RiverFire Glass is located in the lovely 17th Century town of Deep River, Connecticut.  The home studio is in a garage hidden deep in the woods, perched on a rocky hill and peeking through the trees over a beautiful and pristine river valley.  Changing light, trapped fog, long vistas and visiting wildlife offer constant inspiration.  The running river and tempering glass are a visual metaphor of how every life ebbs and flows, sometimes calm and tranquil and sometimes wild and frothy, seeking new trails yet always flowing, always exciting.

The Process

Kiln Fired Glass; from cold and brittle to warm and flowing, ending up in a very tactile, luminous piece that both holds and reflects light.


No two pieces are exactly alike although there are common themes within the various series.  Each piece starts out as a concept, sometimes sketched out, more often it percolates in Jeni’s brain, and then she starts cutting glass, stacking and mosaicking pieces together, cutting again; even the small jewelry items are made up of multiple pieces of cut glass. 

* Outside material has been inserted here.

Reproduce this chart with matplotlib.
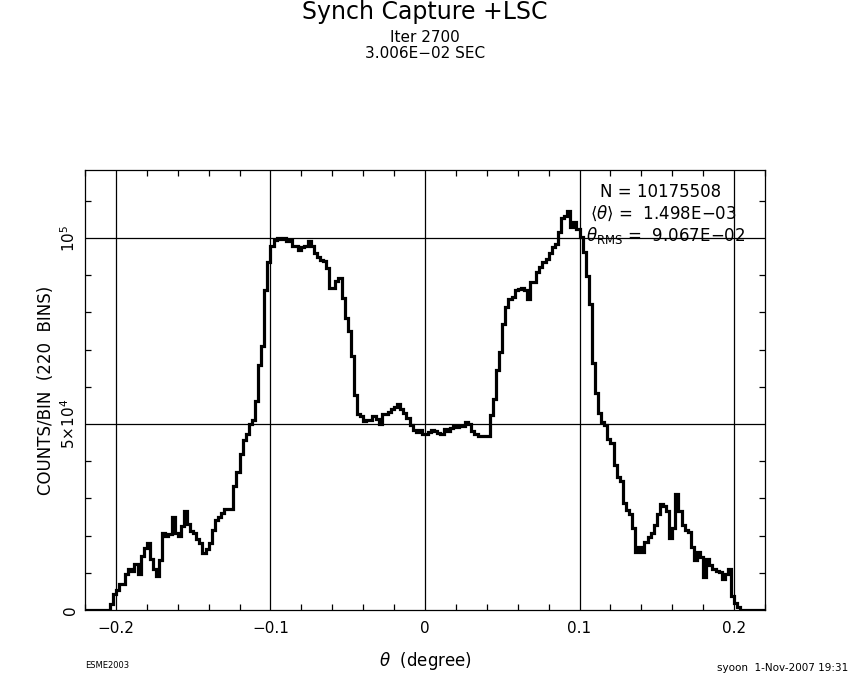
import numpy as np
import matplotlib
matplotlib.use("Agg")
import matplotlib.pyplot as plt
from matplotlib.ticker import MultipleLocator, FixedLocator

# histogram: 220 bins between -0.22 and 0.22 degree
theta_lo = -0.22
theta_hi = 0.22
n_bins = 220

counts = [
    0, 0, 0, 0, 0, 0, 0, 0, 1700, 4400,
    5500, 7100, 7100, 9800, 11100, 10500, 12400, 9800, 14400, 16800,
    17900, 13600, 11100, 9100, 13400, 20600, 19800, 20400, 24900, 20600,
    19800, 22700, 26600, 23200, 21200, 20800, 19200, 18100, 15400, 16300,
    18100, 21600, 24100, 25100, 26100, 27200, 27200, 27200, 33300, 37200,
    42000, 45600, 47200, 50000, 51100, 56100, 66000, 70900, 86100, 93500,
    97800, 99400, 100000, 99800, 100000, 99300, 99600, 98000, 98000, 96800,
    97500, 97800, 99100, 98000, 96000, 95000, 94200, 93800, 92000, 86600,
    86600, 88400, 89300, 83900, 78500, 74900, 68200, 57900, 52700, 52100,
    50700, 51200, 51200, 52100, 51400, 50100, 52700, 52700, 53200, 54100,
    54500, 55500, 54000, 53000, 51600, 49700, 48500, 47800, 48300, 47400,
    47200, 47800, 48300, 48000, 47600, 47200, 48700, 48200, 48900, 49400,
    49200, 49400, 49600, 50600, 49900, 48100, 47400, 46700, 46900, 46900,
    46700, 52400, 56600, 64500, 69400, 76800, 81400, 83700, 84100, 86100,
    86300, 86600, 86100, 83500, 88100, 88100, 90800, 92100, 93500, 94400,
    95900, 97500, 98400, 101500, 105500, 106000, 107300, 102900, 104200, 102400,
    100200, 96200, 89900, 82300, 66400, 58400, 52900, 50600, 49700, 45900,
    45000, 38900, 35700, 34800, 28800, 27000, 25700, 22000, 15700, 17000,
    15700, 18400, 19700, 20700, 22900, 25700, 28400, 27900, 26600, 19300,
    22000, 31100, 26600, 22900, 21600, 21100, 17000, 13500, 15700, 14300,
    8800, 13800, 12000, 11100, 10600, 10200, 8400, 9700, 11100, 3800,
    1800, 900, 0, 0, 0, 0, 0, 0, 0, 0,
]

x_major = [-0.2, -0.1, 0, 0.1, 0.2]
x_labels = ["\u22120.2", "\u22120.1", "0", "0.1", "0.2"]
y_major = [0, 50000, 100000]
y_labels = ["0", r"$5{\times}10^4$", r"$10^5$"]

stats_lines = ["N = 10175508",
               r"$\langle\theta\rangle$ =  1.498E$-$03",
               r"$\theta_{\rm RMS}$ =  9.067E$-$02"]

edges = np.linspace(theta_lo, theta_hi, n_bins + 1)

fig = plt.figure(figsize=(8.5, 6.8), dpi=100)
ax = fig.add_axes([85/850, 70/680, 680/850, 440/680])

ax.stairs(counts, edges, color="black", lw=2.3, baseline=0)

ax.set_xlim(theta_lo, theta_hi)
ax.set_ylim(0, 118300)

# grid lines on the major positions
for xv in x_major:
    ax.axvline(xv, color="black", lw=0.9, zorder=0)
for yv in y_major[1:]:
    ax.axhline(yv, color="black", lw=0.9, zorder=0)

ax.xaxis.set_major_locator(FixedLocator(x_major))
ax.set_xticklabels(x_labels, fontsize=11)
ax.xaxis.set_minor_locator(MultipleLocator(0.02))
ax.yaxis.set_major_locator(FixedLocator(y_major))
ax.set_yticklabels(y_labels, fontsize=11, rotation=90, va="center")
ax.yaxis.set_minor_locator(MultipleLocator(10000))
ax.tick_params(which="both", direction="in", top=True, right=True, width=0.9)
ax.tick_params(which="minor", length=4.5)
ax.tick_params(which="major", length=0, pad=8)
ax.tick_params(axis="y", which="major", pad=5)
for sp in ax.spines.values():
    sp.set_linewidth(0.9)

ax.set_xlabel(r"$\theta$  (degree)", fontsize=12, labelpad=10)
ax.set_ylabel("COUNTS/BIN  (220  BINS)", fontsize=12, labelpad=3)

# stats text, upper right
ax.text(0.847, 0.950, stats_lines[0], transform=ax.transAxes, ha="center", va="center", fontsize=12)
ax.text(0.851, 0.902, stats_lines[1], transform=ax.transAxes, ha="center", va="center", fontsize=12)
ax.text(0.854, 0.852, stats_lines[2], transform=ax.transAxes, ha="center", va="center", fontsize=12)

fig.text(0.5, 1 - 12/680, "Synch Capture +LSC", ha="center", va="center", fontsize=17)
fig.text(0.5, 1 - 38/680, "Iter 2700", ha="center", va="center", fontsize=11)
fig.text(0.5, 1 - 54/680, "3.006E\u221202 SEC", ha="center", va="center", fontsize=11)
fig.text(85/850, 1 - 666/680, "ESME2003", ha="left", va="center", fontsize=6)
fig.text(848/850, 1 - 668/680, "syoon  1-Nov-2007 19:31", ha="right", va="center", fontsize=7.5)

fig.savefig("out.png", dpi=100, facecolor="white")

When a tray is loaded and ready it is placed in a large kiln and brought up to temperatures between 1400 and 1800 degrees.  Due to the composition of glass the ramp up is gradual, then it is held at that temperature while the glass melts and flows together.  Finally, it is slowly brought down (this is called annealing) to room temperature. This takes between 18 and 24 hours.  Then the piece is “cold worked” with a grinder or hand sanded.  Often the process is repeated up to 3 times (and occasionally 5) until the right effect is achieved.